The business is closely held family venture however, the elders did not exercise enough oversight even at the back end like asking their group finance head to seek regular reporting from the accounts manager of the new company. If that were to be in place, it would have red flagged the events then and there. Corrective measures could have been implemented before the situation deteriorated.

What were  serious issues, now considered obvious:

There were mistakes on the part of elders. They were very successful as entrepreneurs and not experienced the crisis like situation as above because they themselves took care to attend to every detail to ensure that their venture does not suffer anywhere. The secret of the success was they were giving serious attention to all the issues, however, minute it may be.

They were little lax in the new venture because they thought it is an obvious job of their CEO and he would take care of his own volition.

He is the younger one in the family, the affection may have prevented them from monitoring the performance.

Had elders of the family put proper business management policy and risk management system while handing over responsibility to the younger one of the family to head the company, it would have prevented the catastrophe, now being faced by them.

Also, it is the best way of implementing transition planning because going forward, the younger ones will have to be moulded to lead the diverse business.

What would have averted such a situation?

Planning….!!!

“If you fail to plan, you are planning to fail!” ― Benjamin Franklin

It is well said and contextually relevant here because a business started without a plan to make it successful, may not succeed at all. However experienced the promoters are, however strong the net worth, business, every new business need to be approached as if it is a new experience.

During our interaction with the family, I could clearly make out that there was no sufficient thought process and had a very hazy picture at the beginning itself.  The business was initiated in a very haphazard way from the beginning.

A well-prepared DPR would have averted this situation. A professionally prepared detailed project report(DPR) would shed light on various dimensions of the business; be it industry, management, business operations as well as financial aspects.

Please read: Planning for growth: How prepared you are?
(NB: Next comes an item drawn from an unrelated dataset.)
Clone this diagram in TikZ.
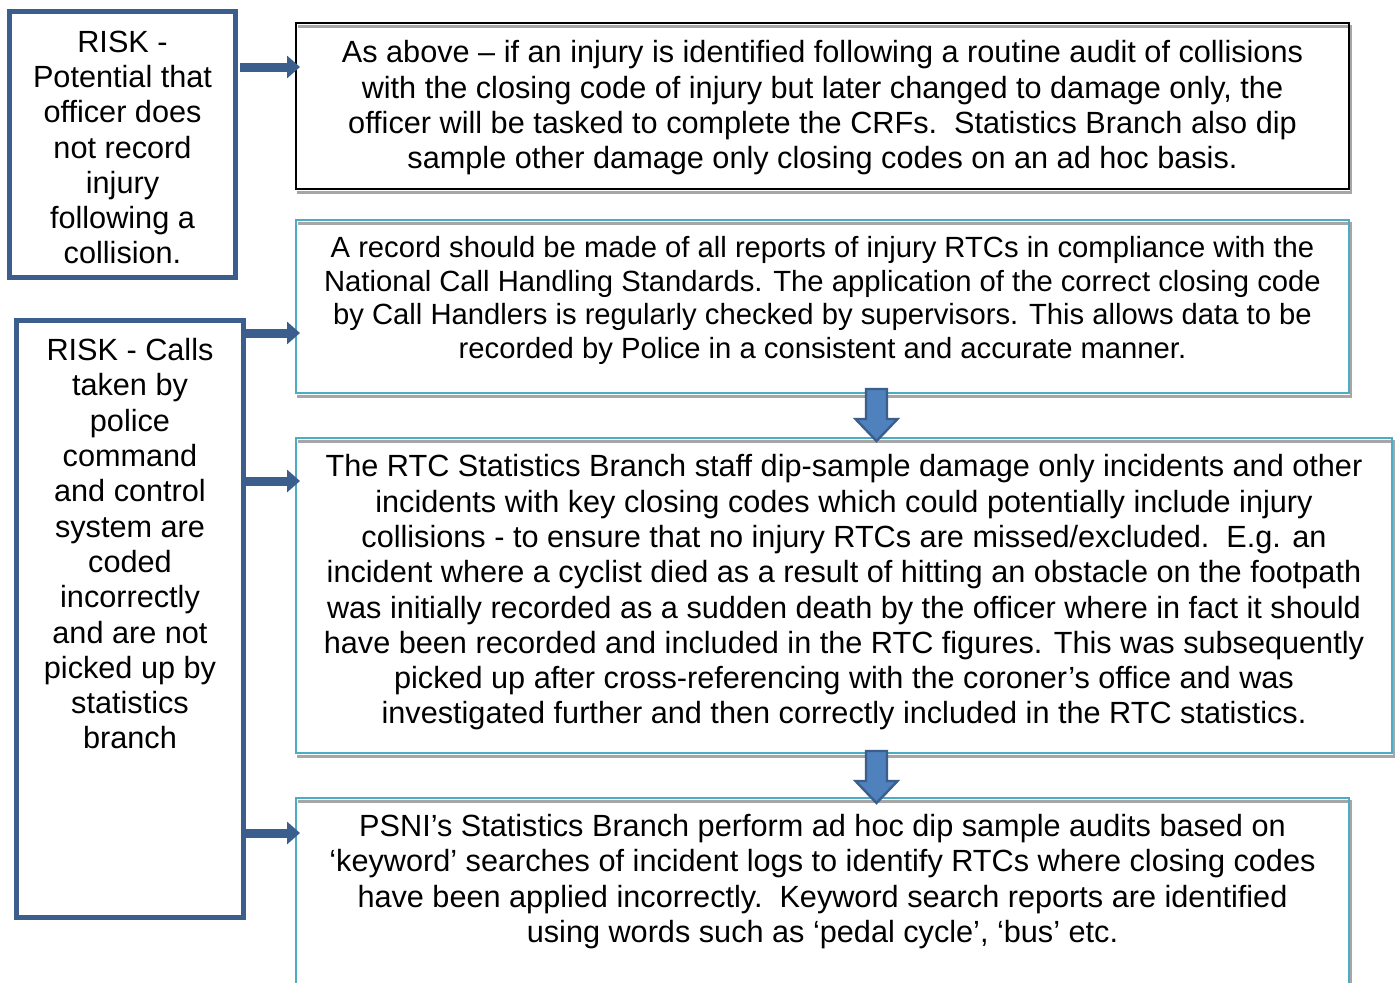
\documentclass[tikz,border=0pt]{standalone}
\usepackage{fontspec}
\setmainfont{Liberation Sans}
\usetikzlibrary{arrows.meta,calc}
\definecolor{riskblue}{HTML}{3B5E8C}
\definecolor{boxteal}{HTML}{4BACC6}
\definecolor{shadowgrey}{HTML}{A6A6A6}
\definecolor{arrowfill}{HTML}{4F81BD}
\newcommand{\fsA}{\fontsize{15.33pt}{17.65pt}\selectfont}
\newcommand{\fsB}{\fontsize{14.61pt}{16.9pt}\selectfont}
\begin{document}
\begin{tikzpicture}[x=0.5pt,y=-0.5pt,
  riskbox/.style={draw=riskblue, line width=2.5pt, fill=white, inner sep=0pt, outer sep=0pt},
  infobox/.style={draw=#1, line width=1pt, fill=white, inner sep=0pt, outer sep=0pt},
  shadowline/.style={draw=shadowgrey, line width=1.25pt},
  txt/.style={inner sep=0pt, align=center, font=\fsA},
  rarrow/.style={draw=riskblue, line width=4.5pt, -{Triangle[length=6.5pt,width=11pt]}},
  darrow/.style={draw=riskblue, line width=1.2pt, fill=arrowfill, line join=miter}
]
\useasboundingbox (0,0) rectangle (1396,982);
\fill[white] (0,0) rectangle (1396,982);

% left risk boxes
\node[riskbox, minimum width=113pt, minimum height=133pt] (L1) at (122.5,144.5) {};
\node[riskbox, minimum width=113.5pt, minimum height=298.5pt] (L2) at (130,619) {};

% right boxes
\node[infobox=black, minimum width=526.5pt, minimum height=83pt] (R1) at (822.5,106) {};
\node[infobox=boxteal, minimum width=526.5pt, minimum height=86.5pt] (R2) at (822.5,306.5) {};
\node[infobox=boxteal, minimum width=548pt, minimum height=157.5pt] (R3) at (844,595.5) {};
\node[infobox=boxteal, minimum width=526.5pt, minimum height=106pt] (R4) at (822.5,904) {};

% shadows
\foreach \b in {R1,R2,R3}{
  \draw[shadowline] ([shift={(2,3.5)}]\b.north west) -- ([shift={(2,3.5)}]\b.north east)
     -- ([shift={(2,3.5)}]\b.south east) -- ([shift={(1,3.5)}]\b.south west);
}
\draw[shadowline] ([shift={(2,3.5)}]R4.north west) -- ([shift={(2,3.5)}]R4.north east)
     -- ([shift={(2,3.5)}]R4.south east);
% borders again on top
\draw[black, line width=1pt] (R1.north west) rectangle (R1.south east);
\foreach \b in {R2,R3,R4}{
  \draw[boxteal, line width=1pt] (\b.north west) rectangle (\b.south east);
}

% texts
\node[txt] (T1) at (822.5,108) {As above -- if an injury is identified following a routine audit of collisions\\
with the closing code of injury but later changed to damage only, the\\
officer will be tasked to complete the CRFs.\ \ Statistics Branch also dip\\
sample other damage only closing codes on an ad hoc basis.};

\node[txt, font=\fsB] (T2) at (822.5,300.5) {A record should be made of all reports of injury RTCs in compliance with the\\
National Call Handling Standards. The application of the correct closing code\\
by Call Handlers is regularly checked by supervisors. This allows data to be\\
recorded by Police in a consistent and accurate manner.};

\node[txt] (T3) at (844,592.5) {The RTC Statistics Branch staff dip-sample damage only incidents and other\\
incidents with key closing codes which could potentially include injury\\
collisions - to ensure that no injury RTCs are missed/excluded.\ \ E.g. an\\
incident where a cyclist died as a result of hitting an obstacle on the footpath\\
was initially recorded as a sudden death by the officer where in fact it should\\
have been recorded and included in the RTC figures. This was subsequently\\
picked up after cross-referencing with the coroner’s office and was\\
investigated further and then correctly included in the RTC statistics.};

\node[txt, anchor=north] (T4) at (822.5,814) {PSNI’s Statistics Branch perform ad hoc dip sample audits based on\\
‘keyword’ searches of incident logs to identify RTCs where closing codes\\
have been applied incorrectly.\ \ Keyword search reports are identified\\
using words such as ‘pedal cycle’, ‘bus’ etc.};

\node[txt] (TL1) at (122.5,147.5) {RISK -\\Potential that\\officer does\\not record\\injury\\following a\\collision.};
\node[txt, anchor=north] (TL2) at (130,338) {RISK - Calls\\taken by\\police\\command\\and control\\system are\\coded\\incorrectly\\and are not\\picked up by\\statistics\\branch};

% right arrows
\coordinate (a1) at (L1.east |- 0,67);
\coordinate (a2) at (L2.east |- 0,333);
\coordinate (a3) at (L2.east |- 0,481);
\coordinate (a4) at (L2.east |- 0,833);
\draw[rarrow] ([xshift=2pt]a1) -- ([xshift=2pt]R1.west |- a1);
\draw[rarrow] (a2) -- ([xshift=2pt]R2.west |- a2);
\draw[rarrow] (a3) -- ([xshift=2pt]R3.west |- a3);
\draw[rarrow] (a4) -- ([xshift=2pt]R4.west |- a4);

% down arrows
\coordinate (d1) at (876.5,389);
\coordinate (d2) at (876.5,751);
\foreach \d in {d1,d2}{
  \draw[darrow] (\d) ++(-10.5,0) -- ++(21,0) -- ++(0,30) -- ++(10.5,0) -- ++(-21,22)
     -- ++(-21,-22) -- ++(10.5,0) -- cycle;
}
\end{tikzpicture}
\end{document}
However experienced the promoters are, they need to treat every new venture as unique and plan need to be personalised for the context- nature of the activity, location, customers etc. That will mitigate the chances of failure.

Conclusion:

Many SMEs are facing challenges in the areas of operations risks despite being well funded and supported by successful, business families. A methodical approach to planning for new business will mitigate the risks and will be rewarding. It applies to all the businesses irrespective of size.